Last week, he was at the centre of a new area of controversy and paranoia. Predictably, he (or, more likely at this time of year, she) has taken a new familiarity with humankind one stage further by strolling into a suburban house and snacking on the face of a baby.
Nothing in this behaviour is particularly surprising. Old Charley is a versatile, opportunist predator, whose appetites are constrained only by fear. It has not taken long for him to discover that man, virtually his only natural enemy, is now more likely to offer him a saucer of Whiskas than shoot him. So, very sensibly, he takes advantage.
This shocking behaviour was discussed on the Today programme. The baby's father, who took an understandable hanging's-too-good-for-them attitude, was taken to task by a well-meaning fox preservationist. Clearly, said the fox's friend, this particular individual must have been suffering from some kind of mental crisis – concussion, perhaps. The fact that the fox failed to turn tail and run when discovered was unnatural, he argued (wrongly, as it happens).
More of this is inevitable. The combined effect of gloopy suburbanites treating foxes as pets and the lengthy suspension of hunting during the foot-and-mouth outbreak has caused a serious fox epidemic, in towns and the country.
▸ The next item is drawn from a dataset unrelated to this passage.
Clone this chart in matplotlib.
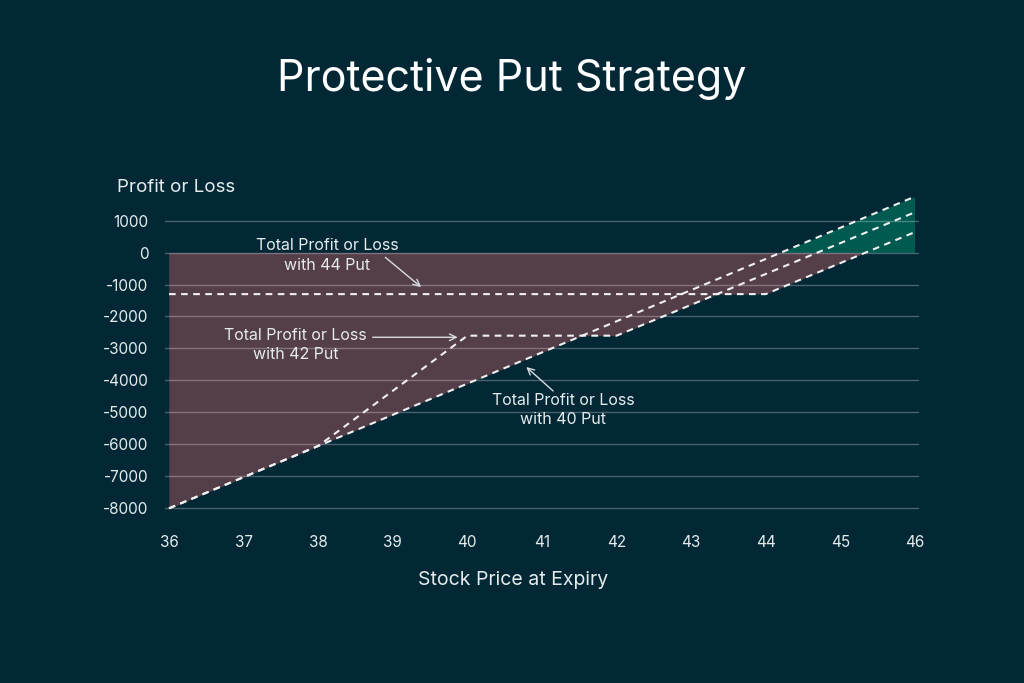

Within the past few weeks, both my brother and my parents have lost all their hens to invasions – nothing too unusual in that, perhaps, except that their neighbours have reported a similar increase in attacks. The hen-loving novelist Deborah Moggach and her daughter Lottie suffered identical tragedies, in Hampstead and Kentish Town, on the same night last week.
It almost goes without saying that Charley will be in even better shape if hunting is banned. Some defenders of the sport have argued that relatively few foxes are killed by hounds; the truth is that the real culls take place, on the quiet and out of sight, before the hunting season starts, during what is called cubbing.
As numbers grow, the view of foxes as our cuddly, bushy-tailed friends in the wild will become more difficult to sustain. Bored with hens and dustbins, they will take to wandering into houses in search of more succulent prey. The braver local councils will have to recognise that, if the brown rat is regarded as a pest and a health hazard to humans, then so should the fox.
But how to control their numbers? Poison? Gas? Vigilante squads of angry fathers, roaming the suburbs, toting rifles and shotguns having proved to be hopelessly inadequate for the job? The Today programme had better keep the telephone number of their fox preservationist handy because he will soon need to be back in the studio, either defending the eating habits of his favourite animal or deploring the ways it is being killed.
It will be a fascinating debate because at some point it will have to be recognised that wild animals are not susceptible to conscience, and that the faintly ridiculous, traditional way of controlling their numbers was more effective and humane than what had appeared to be cleaner, less socially reprehensible alternatives.
Some, of course, will continue to maintain that the environment has a way of balancing species numbers in a natural way, that sarcoptic mange will do its deadly work. Besides, they say, even if more foxes are around, their growing fondness for young catmeat – my friend and neighbour Roger Deakin recently watched a family of foxes playing with the corpse of a kitten in his field – will certainly help reverse the decline in numbers of songbirds.
All the same, despite his useful work in the kitten-killing area, our tolerance of the delinquency of Old Charley has probably gone quite far enough.